Racing on Valencia’s uninteresting point-and-squirt street circuit one weekend, and the majestic sweeps and crests of Spa-Francorchamps the next, is swapping the ridiculous for the sublime.
Many driver name Spa as their favourite because it allows them to explore the limits of their machines and themselves. With the possibility of rain thrown into the mix, and we have an excellent weekend’s racing ahead of us.
After a miserable, point-less race at Valencia, Red Bull have to produce the goods at Spa to keep themselves in the hunt for the championships.
On paper, the RB5 should be very strong around the 7km lap. The car has proved most efficient at circuits with high-speed corners, which the Belgian venue has in abundance.
Added to that, temperature for the weekend are expected to be cool, and there is a chance of rain – again, both sets of conditions have suited Red Bull nicely this year.
The biggest problem for Red Bull – as discussed here yesterday – is the likelihood that Sebastian Vettel is going to get an engine change penalty sometime soon.
Brawn re-discovered their previous levels of performance at Valencia and it wasn’t confined to Rubens Barrichello’s car. Jenson Button set a quicker fastest lap than his team mate, but the combination of poor qualifying and a bad start ruined his race.
Barrichello’s Valencia win has brought him right back into the drivers’ title battle. It was the culmination of a run of four races where he’s looked more than match for than his team mate, even if it hasn’t always been reflected in the results:
|Germany||Q2/R6||Q3/R5||Barrichello ahead until pit stop problem|
|Hungary||Q12/R10||Q8/R7||Barrichello has car failure in qualifying|
The softer tyre compounds being used at Spa this year could play into Brawn’s hands. this year the teams will have the medium and soft Bridgestones, instead of the hard and medium tyres brought last year.
If Brawn can get a decent result at Spa, which in theory should not suit them as well as Red Bull, then they should be able to approach the final fly-away races with much more confidence. But will it be Button or Barrichello leading the way?
Some teams have wondered allowed how significant McLaren and Ferrari‘s KERS power boosts will be at Spa. It has by far the longest flat-out section of any F1 circuit – 1.8km – and which should make the KERS cars incredibly difficult to live with on the opening lap as they sprint from La Source, through Eau Rouge, and on to Les Combes.
Finally, no preview of the Belgian Grand Prix would be complete without mentioning the disgraceful conclusion of last year’s race. It was one of those heart-sinking moments when the powers-that-be took what had been a thrilling race at a classic circuit, and ruined it with poor governance and incompetent stewarding. Let’s hope they get it right this year.
Drivers to watch
Luca Badoer – This race will decide whether Luca Badoer gets to stay in the Ferrari until Felipe Massa returns. A huge step forward over his Valencia performance will be expected.

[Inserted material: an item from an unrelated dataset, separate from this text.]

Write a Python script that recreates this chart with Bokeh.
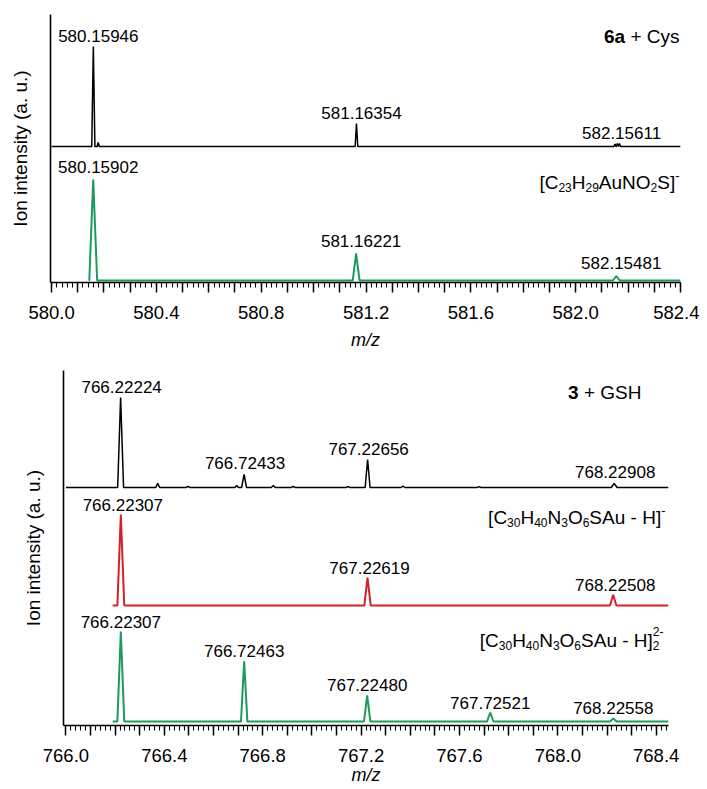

Sebastian Vettel – After two consecutive no-scores, Vettel’s position in the championship battle is looking increasingly vulnerable. But we’ve seen what he’s capable of in wet weather – if it rains at Spa he must be favourite for the win.
Robert Kubica – A minor improvement from BMW saw Kubica return to the points at Valencia. On the market for a 2010 seat, and usually strong in the rain.
Kimi Raikkonen – Last year he came within a couple of laps of winning four consecutive Belgian Grands Prix. Has been on the podium in the last two races. Surely this is his and Ferrari’s best chance of a win this year?